> _EXERCISE BRIEF_:
Scan the lines below for "draw"; report the number of lines that contain it, and only that.

——————

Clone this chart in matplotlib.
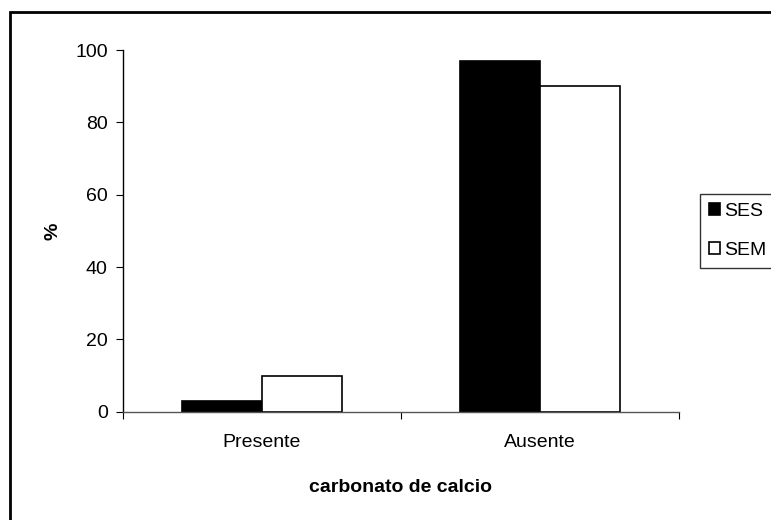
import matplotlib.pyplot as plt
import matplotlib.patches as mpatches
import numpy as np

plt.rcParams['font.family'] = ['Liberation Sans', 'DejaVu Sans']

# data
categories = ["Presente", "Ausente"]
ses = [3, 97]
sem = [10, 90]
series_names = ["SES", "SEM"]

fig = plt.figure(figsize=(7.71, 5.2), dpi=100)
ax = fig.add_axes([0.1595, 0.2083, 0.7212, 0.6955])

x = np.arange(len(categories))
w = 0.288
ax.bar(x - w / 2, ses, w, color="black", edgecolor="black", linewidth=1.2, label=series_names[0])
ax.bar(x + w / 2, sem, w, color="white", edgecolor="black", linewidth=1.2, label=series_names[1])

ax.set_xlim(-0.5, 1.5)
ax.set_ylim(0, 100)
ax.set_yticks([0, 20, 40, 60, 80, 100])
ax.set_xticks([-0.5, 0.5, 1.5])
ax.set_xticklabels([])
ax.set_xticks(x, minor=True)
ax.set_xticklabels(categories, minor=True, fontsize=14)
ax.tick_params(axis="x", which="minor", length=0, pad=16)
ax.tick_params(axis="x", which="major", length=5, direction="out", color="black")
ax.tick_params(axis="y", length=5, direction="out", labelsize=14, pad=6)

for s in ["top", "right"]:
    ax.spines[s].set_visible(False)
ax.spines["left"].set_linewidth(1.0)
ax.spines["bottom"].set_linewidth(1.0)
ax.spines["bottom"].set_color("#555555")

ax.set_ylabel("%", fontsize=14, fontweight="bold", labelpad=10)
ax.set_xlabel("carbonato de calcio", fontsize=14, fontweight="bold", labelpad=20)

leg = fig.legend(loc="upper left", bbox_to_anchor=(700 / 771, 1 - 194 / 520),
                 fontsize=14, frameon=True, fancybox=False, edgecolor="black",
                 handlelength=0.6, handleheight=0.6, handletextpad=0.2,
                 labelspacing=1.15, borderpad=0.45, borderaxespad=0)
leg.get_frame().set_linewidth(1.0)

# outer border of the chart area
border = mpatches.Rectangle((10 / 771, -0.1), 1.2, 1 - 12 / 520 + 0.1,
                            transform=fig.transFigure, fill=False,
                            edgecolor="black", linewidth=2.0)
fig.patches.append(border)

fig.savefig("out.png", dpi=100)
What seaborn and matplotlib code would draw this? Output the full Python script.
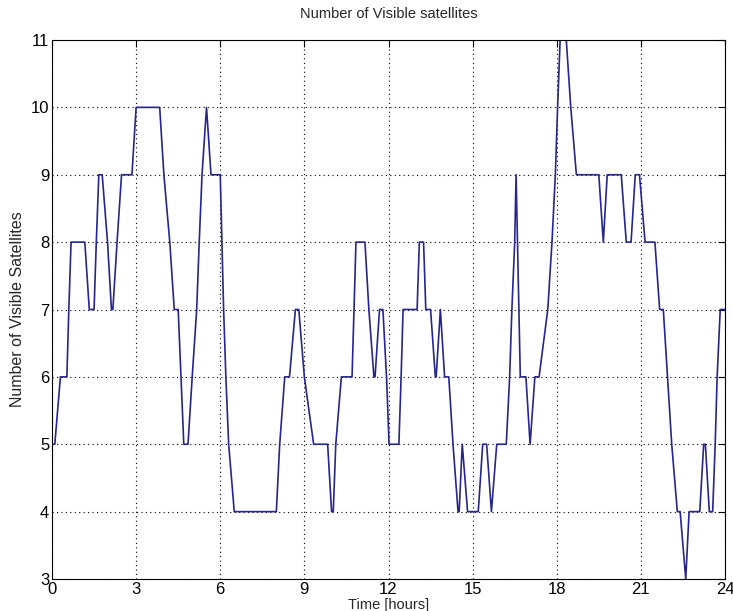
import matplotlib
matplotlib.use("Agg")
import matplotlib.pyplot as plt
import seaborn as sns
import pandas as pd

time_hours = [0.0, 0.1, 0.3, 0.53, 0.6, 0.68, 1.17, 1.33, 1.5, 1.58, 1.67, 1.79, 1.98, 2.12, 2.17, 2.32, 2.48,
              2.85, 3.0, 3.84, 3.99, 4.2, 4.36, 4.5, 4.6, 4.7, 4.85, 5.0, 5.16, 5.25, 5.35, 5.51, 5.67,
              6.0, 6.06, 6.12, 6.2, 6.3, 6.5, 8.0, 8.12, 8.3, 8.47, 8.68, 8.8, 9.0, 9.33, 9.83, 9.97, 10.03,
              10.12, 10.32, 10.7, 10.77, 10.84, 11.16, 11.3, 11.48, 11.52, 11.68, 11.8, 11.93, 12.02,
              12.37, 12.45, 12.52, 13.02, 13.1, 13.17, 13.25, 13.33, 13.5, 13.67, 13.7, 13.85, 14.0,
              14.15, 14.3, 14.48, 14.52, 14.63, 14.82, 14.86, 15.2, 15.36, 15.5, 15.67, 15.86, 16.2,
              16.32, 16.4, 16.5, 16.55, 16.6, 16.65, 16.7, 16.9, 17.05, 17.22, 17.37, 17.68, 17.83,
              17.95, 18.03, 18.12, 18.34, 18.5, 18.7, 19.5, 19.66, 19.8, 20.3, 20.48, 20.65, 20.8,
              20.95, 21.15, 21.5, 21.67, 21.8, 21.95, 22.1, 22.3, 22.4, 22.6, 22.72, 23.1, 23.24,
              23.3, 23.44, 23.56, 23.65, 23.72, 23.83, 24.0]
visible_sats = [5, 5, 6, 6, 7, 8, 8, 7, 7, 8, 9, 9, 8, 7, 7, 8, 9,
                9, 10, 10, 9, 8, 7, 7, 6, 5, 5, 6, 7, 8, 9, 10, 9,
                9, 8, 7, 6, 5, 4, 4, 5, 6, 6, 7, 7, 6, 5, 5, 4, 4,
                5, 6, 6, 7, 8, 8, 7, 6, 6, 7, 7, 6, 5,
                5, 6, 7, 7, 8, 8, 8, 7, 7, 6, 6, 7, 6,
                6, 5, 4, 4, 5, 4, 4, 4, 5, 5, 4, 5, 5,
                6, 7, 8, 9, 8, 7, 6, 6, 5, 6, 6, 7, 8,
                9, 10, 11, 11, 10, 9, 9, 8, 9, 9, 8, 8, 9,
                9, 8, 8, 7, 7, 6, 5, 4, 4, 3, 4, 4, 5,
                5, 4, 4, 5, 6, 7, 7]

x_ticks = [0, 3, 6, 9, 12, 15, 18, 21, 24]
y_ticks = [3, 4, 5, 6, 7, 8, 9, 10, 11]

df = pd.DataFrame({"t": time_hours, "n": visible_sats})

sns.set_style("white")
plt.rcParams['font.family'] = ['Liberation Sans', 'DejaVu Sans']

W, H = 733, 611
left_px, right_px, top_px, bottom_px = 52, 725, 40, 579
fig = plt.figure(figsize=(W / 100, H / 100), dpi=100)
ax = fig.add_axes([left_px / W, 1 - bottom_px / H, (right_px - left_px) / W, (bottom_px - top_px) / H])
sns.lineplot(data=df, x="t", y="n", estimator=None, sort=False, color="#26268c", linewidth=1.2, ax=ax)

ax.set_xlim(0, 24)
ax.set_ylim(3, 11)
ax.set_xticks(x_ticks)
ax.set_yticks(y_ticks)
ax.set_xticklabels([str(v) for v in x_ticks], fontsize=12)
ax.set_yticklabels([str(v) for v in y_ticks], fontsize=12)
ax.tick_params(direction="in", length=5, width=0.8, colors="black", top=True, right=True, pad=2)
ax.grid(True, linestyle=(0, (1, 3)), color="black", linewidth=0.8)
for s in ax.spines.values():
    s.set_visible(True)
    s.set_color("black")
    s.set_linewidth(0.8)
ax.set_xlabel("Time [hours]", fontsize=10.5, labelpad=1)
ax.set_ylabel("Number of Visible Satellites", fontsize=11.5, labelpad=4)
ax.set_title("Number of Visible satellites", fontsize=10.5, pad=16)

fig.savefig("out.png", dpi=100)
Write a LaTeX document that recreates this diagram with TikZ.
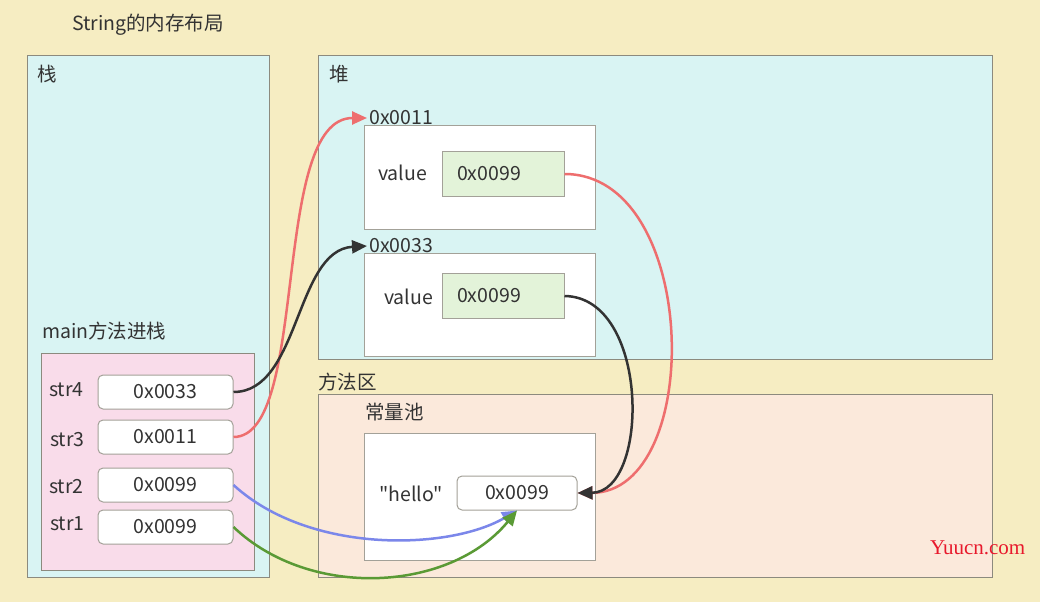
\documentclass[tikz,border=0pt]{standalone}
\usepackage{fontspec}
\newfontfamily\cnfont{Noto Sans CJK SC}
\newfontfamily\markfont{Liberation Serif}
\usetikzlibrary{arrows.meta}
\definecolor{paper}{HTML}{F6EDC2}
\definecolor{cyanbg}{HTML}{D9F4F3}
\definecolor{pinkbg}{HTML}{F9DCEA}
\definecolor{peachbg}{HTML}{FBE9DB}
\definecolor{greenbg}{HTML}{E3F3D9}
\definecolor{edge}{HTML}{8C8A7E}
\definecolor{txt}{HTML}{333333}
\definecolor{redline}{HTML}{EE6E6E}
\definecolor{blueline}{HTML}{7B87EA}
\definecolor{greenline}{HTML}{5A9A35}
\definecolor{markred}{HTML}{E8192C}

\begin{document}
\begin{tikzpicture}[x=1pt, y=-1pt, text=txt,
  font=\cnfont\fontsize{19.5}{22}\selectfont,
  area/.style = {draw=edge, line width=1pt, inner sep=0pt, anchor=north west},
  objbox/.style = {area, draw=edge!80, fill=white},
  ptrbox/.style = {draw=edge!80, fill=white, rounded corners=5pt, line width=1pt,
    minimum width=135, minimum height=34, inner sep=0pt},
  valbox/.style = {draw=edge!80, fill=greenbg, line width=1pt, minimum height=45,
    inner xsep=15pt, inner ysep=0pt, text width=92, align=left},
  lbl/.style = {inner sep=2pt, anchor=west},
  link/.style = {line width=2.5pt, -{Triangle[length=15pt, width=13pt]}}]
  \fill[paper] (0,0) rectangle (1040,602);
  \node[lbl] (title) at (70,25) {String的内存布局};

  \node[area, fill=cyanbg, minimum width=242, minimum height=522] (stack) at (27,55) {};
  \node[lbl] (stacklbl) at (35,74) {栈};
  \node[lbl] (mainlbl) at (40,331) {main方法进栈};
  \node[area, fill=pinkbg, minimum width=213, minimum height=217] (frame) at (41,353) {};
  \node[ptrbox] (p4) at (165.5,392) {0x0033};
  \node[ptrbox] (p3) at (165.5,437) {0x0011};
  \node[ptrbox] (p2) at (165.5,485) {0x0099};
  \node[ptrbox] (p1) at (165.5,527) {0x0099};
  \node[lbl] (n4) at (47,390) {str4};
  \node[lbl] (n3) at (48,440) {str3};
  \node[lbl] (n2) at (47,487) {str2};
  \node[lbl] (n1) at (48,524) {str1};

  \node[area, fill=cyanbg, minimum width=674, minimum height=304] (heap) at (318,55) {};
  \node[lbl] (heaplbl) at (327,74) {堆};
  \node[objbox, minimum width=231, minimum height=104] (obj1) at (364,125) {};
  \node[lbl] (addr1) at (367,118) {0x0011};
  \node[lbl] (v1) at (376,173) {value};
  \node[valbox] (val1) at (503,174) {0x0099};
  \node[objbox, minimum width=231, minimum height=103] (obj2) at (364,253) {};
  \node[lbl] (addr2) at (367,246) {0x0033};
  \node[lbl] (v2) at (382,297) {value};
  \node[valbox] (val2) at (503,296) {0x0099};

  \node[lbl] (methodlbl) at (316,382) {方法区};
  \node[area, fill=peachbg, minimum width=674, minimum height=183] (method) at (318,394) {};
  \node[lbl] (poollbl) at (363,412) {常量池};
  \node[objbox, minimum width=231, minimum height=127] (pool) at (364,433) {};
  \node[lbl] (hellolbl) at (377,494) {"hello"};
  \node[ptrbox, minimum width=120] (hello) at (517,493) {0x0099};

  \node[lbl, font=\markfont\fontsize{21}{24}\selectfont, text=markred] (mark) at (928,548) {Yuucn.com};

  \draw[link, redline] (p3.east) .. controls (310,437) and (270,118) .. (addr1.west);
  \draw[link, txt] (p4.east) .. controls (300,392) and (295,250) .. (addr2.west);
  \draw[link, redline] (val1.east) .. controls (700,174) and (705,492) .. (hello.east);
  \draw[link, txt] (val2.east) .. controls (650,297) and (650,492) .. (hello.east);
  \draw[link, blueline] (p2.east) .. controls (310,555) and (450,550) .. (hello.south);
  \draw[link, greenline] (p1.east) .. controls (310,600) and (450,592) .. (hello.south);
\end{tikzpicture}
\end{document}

——————

> _EXERCISE OUTPUT_:
11